Calculating the Number of Hosts and Data Instances for the Grid

A database is distributed across multiple data instances that collectively provide a single database image. Data instances reside on hosts. You create each host and data instance that is to be included in the grid. Thus, you need to calculate how many hosts and data instances to create when you are designing your grid.

The number of copies of the data that you define for the value of K-Safety (k) is a factor for how many data instances and hosts that you need to create for your grid. If you define a duplicate copy of the data by setting k set to 2, then you need twice as many data instances and hosts as when a single copy of the data is requested with k set to 1.

Note:

5 is the maximum number that you can assign as the value for k.

Calculate the Number of Data Instances to Create

The number of data instances that you create depends on two factors:

  • The value of k: If you set k to 1, the number of data instances you create equals the number of elements you desire for each database. If you set k to 2 or greater, then you need to create k times as many data instances, each set of data instances to manage each copy of the database contained within one of the k data space groups.

  • The number of replica sets across which you want the data distributed: The number of data instances you create is dictated by the number of elements in all replica sets, since each data instance manages one element of each database.

    All elements that make up a single copy of the database are assigned within a data space. If you set k to 3 for three copies of the database, then each replica set contains three elements, where each element is an exact copy of the other elements in the replica set. Each data space contains one of the replica elements of each replica set.

    Note:

    Each data space logically contains a full copy of the data for the database. Since there are k copies of the data, there are k data spaces.

    Data instances are assigned to data spaces based on how hosts are assigned to data space groups.

    To calculate the number of replica sets across which you want the data distributed, determine the maximum of the two values below:

    • Database size versus host memory size. The size of the database and the amount of memory you have on each host determines the number of replica sets you want. For example, if you have a two Terabyte database and hosts with 512 Gigabytes of memory each, then you need at least four replica sets to hold all of the data. More likely that you will need five hosts, since you cannot use all of the memory on each host for the data.

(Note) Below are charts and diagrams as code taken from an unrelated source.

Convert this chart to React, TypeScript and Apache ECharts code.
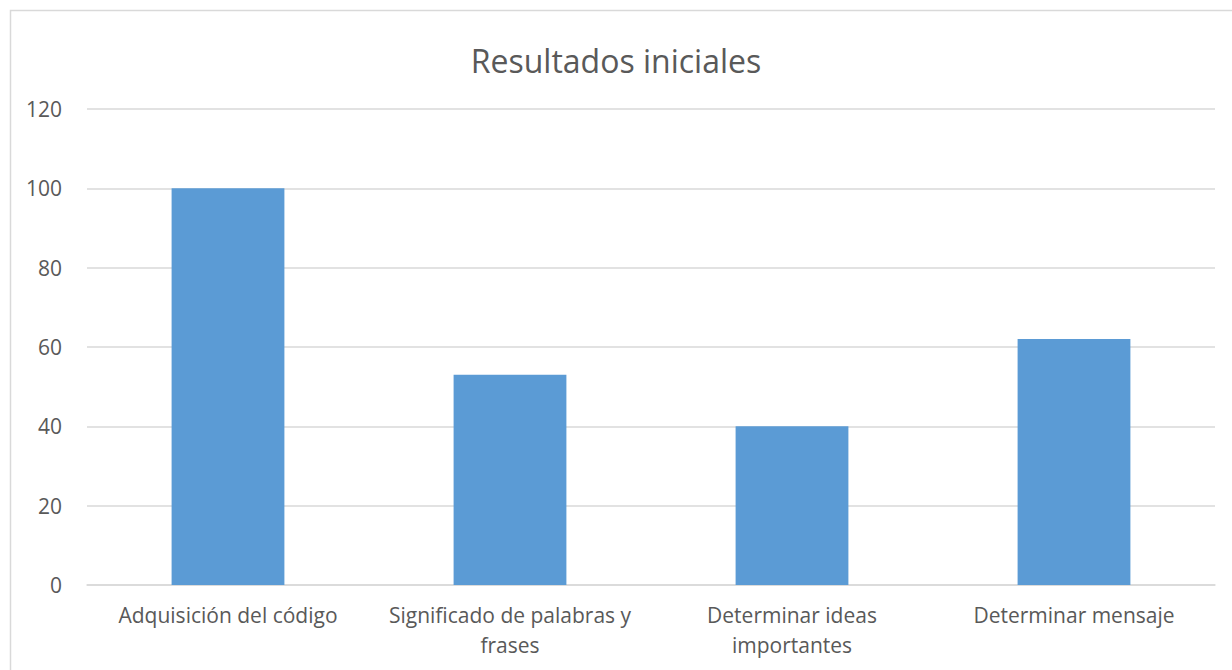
import React, { useEffect, useRef } from "react";
import * as echarts from "echarts";

const TITLE = "Resultados iniciales";
const categories = [
  "Adquisición del código",
  "Significado de palabras y\nfrases",
  "Determinar ideas\nimportantes",
  "Determinar mensaje",
];
const values = [100, 53, 40, 62];
const yMin = 0;
const yMax = 120;
const yInterval = 20;

const FONT = "'Open Sans', 'Noto Sans', sans-serif";
const TEXT = "#595959";
const GRID = "#D9D9D9";
const BAR = "#5B9BD5";

export default function App() {
  const ref = useRef<HTMLDivElement>(null);
  useEffect(() => {
    if (!ref.current) return;
    const chart = echarts.init(ref.current, null, { renderer: "svg" });
    chart.setOption({
      animation: false,
      backgroundColor: "#ffffff",
      title: {
        text: TITLE,
        left: "center",
        top: 35,
        textStyle: {
          fontFamily: FONT,
          fontSize: 32,
          lineHeight: 40,
          fontWeight: "normal",
          color: TEXT,
        },
      },
      graphic: [
        {
          type: "rect",
          shape: { x: 10.5, y: 10.5, width: 1240, height: 680 },
          style: { fill: "none", stroke: GRID, lineWidth: 1.5 },
          silent: true,
        },
      ],
      grid: { left: 87, right: 17, top: 109, bottom: 85, containLabel: false },
      xAxis: {
        type: "category",
        data: categories,
        axisLine: { show: true, lineStyle: { color: GRID, width: 1.5 } },
        axisTick: { show: false },
        axisLabel: {
          color: TEXT,
          fontFamily: FONT,
          fontSize: 21,
          lineHeight: 30,
          margin: 15,
          interval: 0,
        },
      },
      yAxis: {
        type: "value",
        min: yMin,
        max: yMax,
        interval: yInterval,
        axisLine: { show: false },
        axisTick: { show: false },
        splitLine: { lineStyle: { color: GRID, width: 1.5 } },
        axisLabel: { color: TEXT, fontFamily: FONT, fontSize: 21, margin: 25 },
      },
      series: [
        {
          type: "bar",
          data: values,
          barWidth: "40%",
          itemStyle: { color: BAR },
        },
      ],
    });
    return () => chart.dispose();
  }, []);
  return (
    <div
      ref={ref}
      style={{ position: "absolute", left: 0, top: 0, width: 1232, height: 670 }}
    />
  );
}
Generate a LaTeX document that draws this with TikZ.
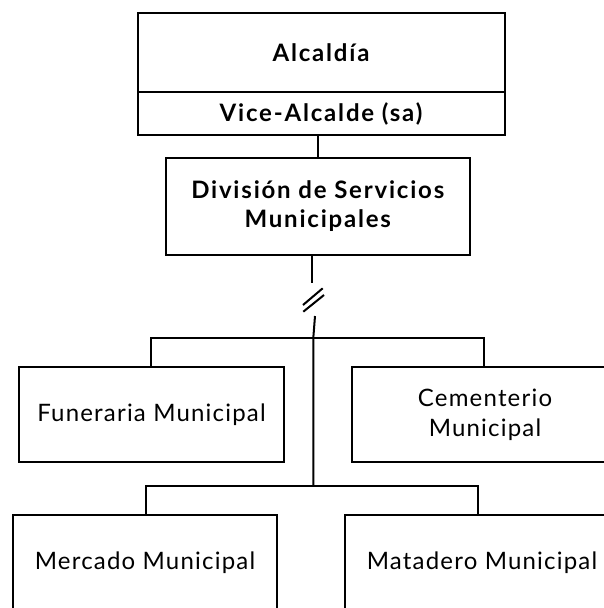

    • Throughput. Even if your database is small enough to fit in the memory of a single host, you need to spread your data over multiple hosts if a single host cannot handle the number of transactions per second that your applications require.

Once you decide on the number of replica sets, you can calculate the number of data instances.

For the equation to find the number of data instances required, r represents the number of replica sets (where each replica set contains 1 or more elements) and k represents the K-safety value which denotes the number of copies of the data and subsequently, the number of elements in each replica set. To create enough data instances, you need to create k * r data instances.

number of data instances = k * r

For example, if you set k to 3 for three copies of the database and each copy of the database is to be distributed across two replica sets, then you need to create 6 data instances where each of the three data spaces contains two data instances.

See K-Safety.

Calculate the Number of Hosts You Need to Support Your Data Instances

To calculate the number of physical or virtual systems for a production deployment of your grid involves considering:

The number of hosts that you need depends on the how many data instances you install on each host. The following is described in Data Instances.

Each data instance usually resides on a separate host to provide maximum data availability and as a guard against data loss should one of the hosts fail. However, you might want to run multiple data instances on a single host if:

  • The hosts in the grid contain a large amount of computing resources.

  • For experimentation of a larger grid before deployment, you might want to test a larger grid configuration on a smaller number of hosts.

Thus, to decide on the number of hosts:

  • If you install a single data instance on each host, then the number of hosts required is the same number of data instances in the grid. For example, if you have six data instances, then you would need six hosts.

  • If you install more than one data instance on each host, then the number of hosts required depends on how many data instances are on each host. For example, if you have eight data instances and you want to install two data instances on each host, then you only need four hosts.

Once you create the hosts for data instances, you assign them to a data space group. See Assigning Hosts to Data Space Groups.